We open with a simple tension: conversations feel brittle and disagreement feels like danger. Our guest, artist and traveler David Deighton, invites us to enter a different posture—one shaped by curiosity, patience, and face-to-face presence. He frames politics not as a battlefield but as a human space where listening is a civic act. That reframe matters for anyone drained by outrage cycles or algorithms that prize heat over light. The heart of his practice is both creative and practical: use art to disarm and design questions that are safe, open, and wide enough for honest answers. It’s a reminder that the best conflict resolution often begins before conflict appears.

Photos Courtesy of David Deighton
David’s mobile museum installations on national park rims are striking. Inside a glass case, he places an abstract “self,” then points to the box itself: a metaphor for worldview, the clear yet confining walls that shape what we see. Alongside it, a small jar becomes the “other person’s” echo chamber. The provocation is not about who is right but about how two people in boxes might talk without breaking glass. The genius is in what he does next: he only asks questions, listens, and searches for one shared emotion. Agreement on facts may be impossible at first; alignment on feelings—frustration, fatigue, hope—often is not. That foothold becomes a path forward.
The questions are deceptively simple. How would you describe the political system of the United States? Describe your feelings about the current state of US politics. Complete the sentence: “Politics in the United States is…” These prompts avoid blame, force neither defense nor confession, and open a funnel for stories rather than slogans. David adds a sensory twist he calls training for listening: take the one-word summary people offer—chaos, hope, dignity—and ask what it tastes or smells like. It sounds odd until you try it. Shifting attention to senses interrupts reactivity and builds calm focus. Over hundreds of conversations, he found confrontation gives way to surprise—and often to hope.
Travel is the parallel practice. After full days of conversation, he heads into the backcountry to process. Miles underfoot quiet the mind; desert light reframes the day; wildlife and silence slow the pulse back to human speed. This cadence—engage, walk, reflect—keeps curiosity alive and burnout at bay. It is also a defense of public lands as civic commons: places where strangers meet, stories cross, and dialogue can breathe. Wilderness rules demand restraint—no engines, no drones, no speed—which mirrors the restraint good conversation needs. If social media is acceleration, trails are deceleration. Both the art and the land teach us to go slower.
He sees all of this as art: intentional action that shapes attention.
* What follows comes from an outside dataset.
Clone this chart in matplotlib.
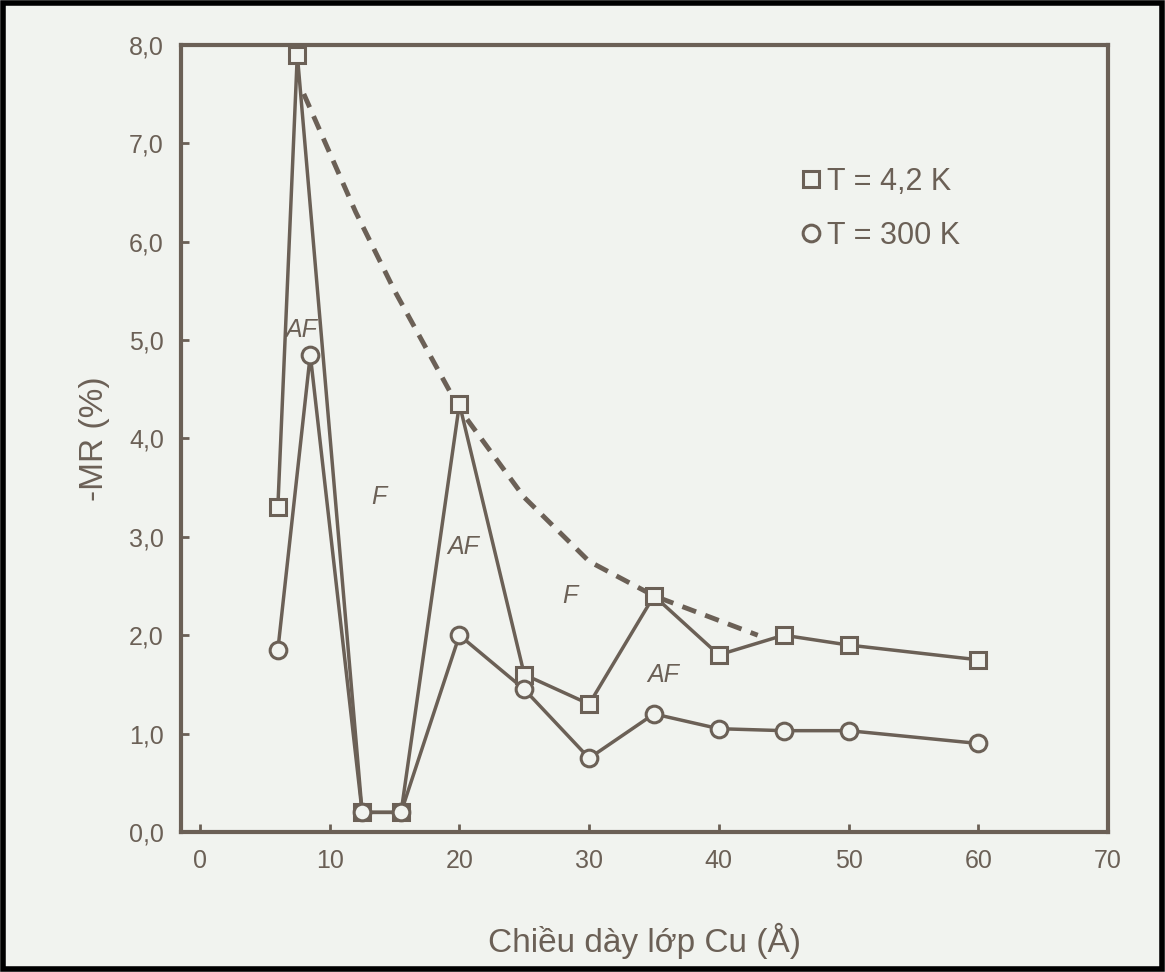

The performance isn’t only the sculpture; it’s the encounter, the questions, the moment someone feels heard for the first time in years. Documenting on YouTube under Triptych Dialogue, he curates these fragments into a living archive. The “triptych” metaphor came from a 14th‑century panel with missing images; the gaps are the untold stories between people. When we listen across difference, we restore parts of the picture that time and conflict have erased. That’s why he starts with politics: if we can reduce heat there, every other taboo—religion, identity, grief—becomes more speakable.
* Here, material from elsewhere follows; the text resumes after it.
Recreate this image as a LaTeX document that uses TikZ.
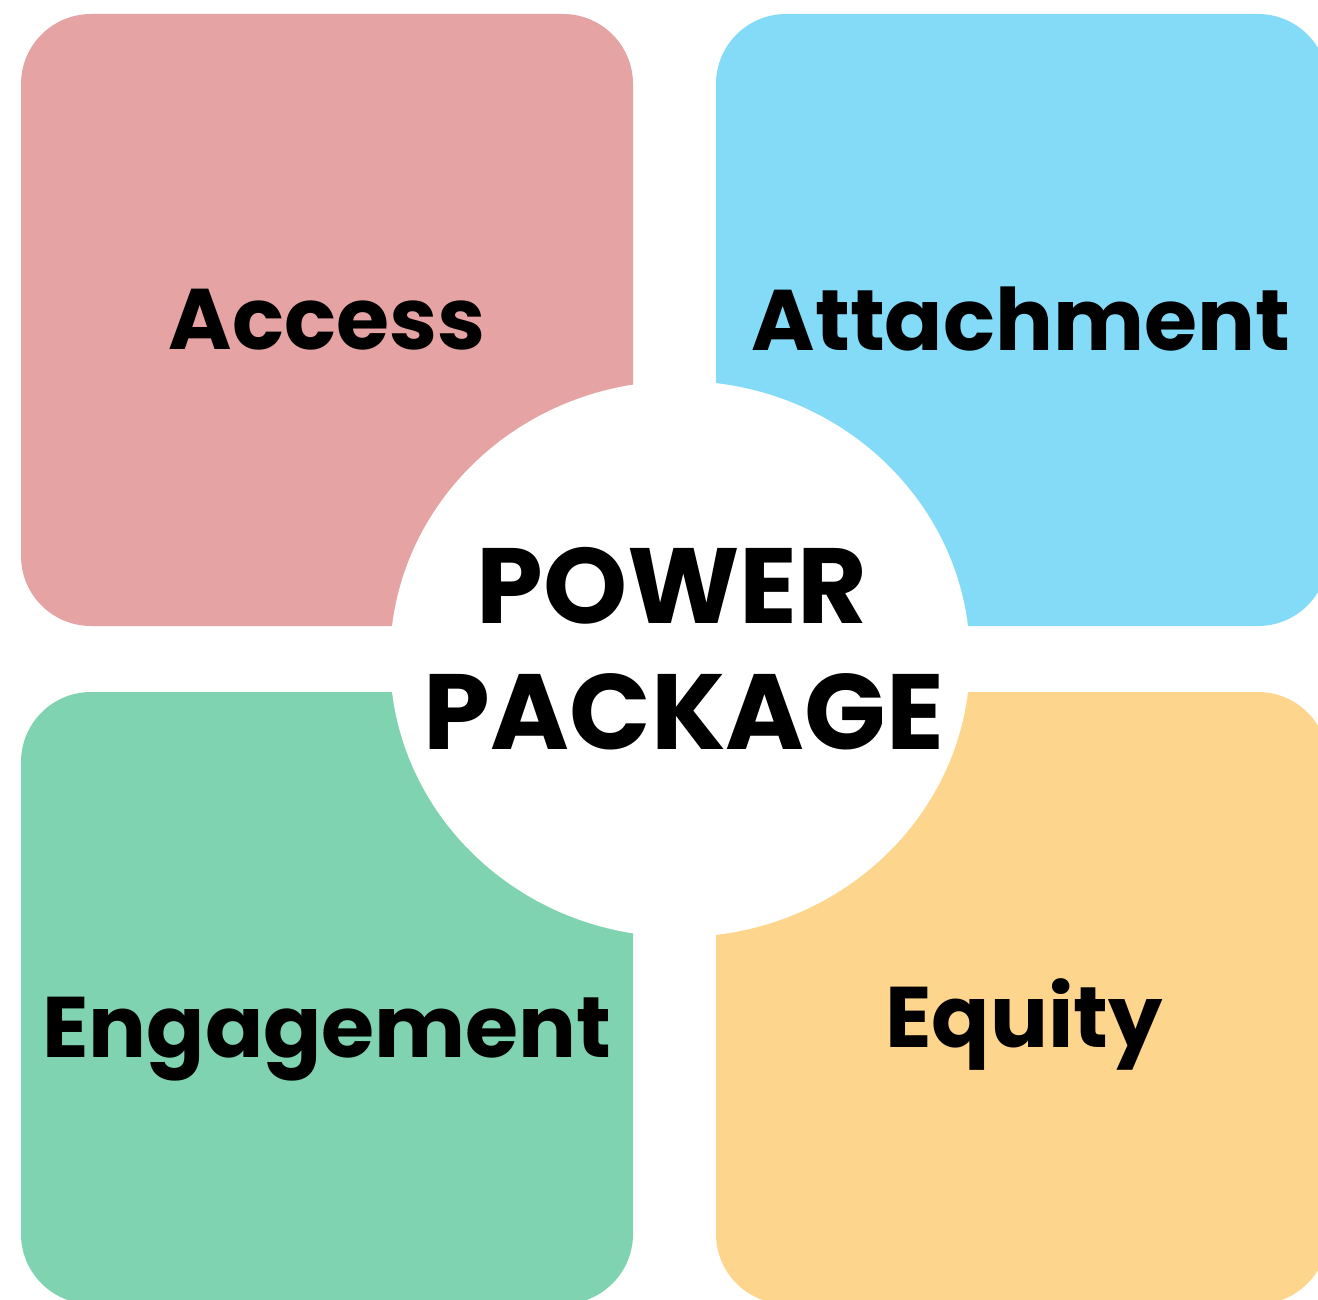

The practical takeaway is humble and actionable. Start small and practice. Use the three questions with someone you trust, then with a neighbor you barely know. Listen for one emotion in common and name it. Resist the urge to correct. If you feel triggered, switch to senses: what does this word taste like? Take a walk before you reply online. Pick up litter on your street as a tiny civil act that reminds you community is made, not found. We do not need new platforms to rebuild trust; we need new habits. The art is an invitation, the land is a teacher, and the conversation is ours to carry.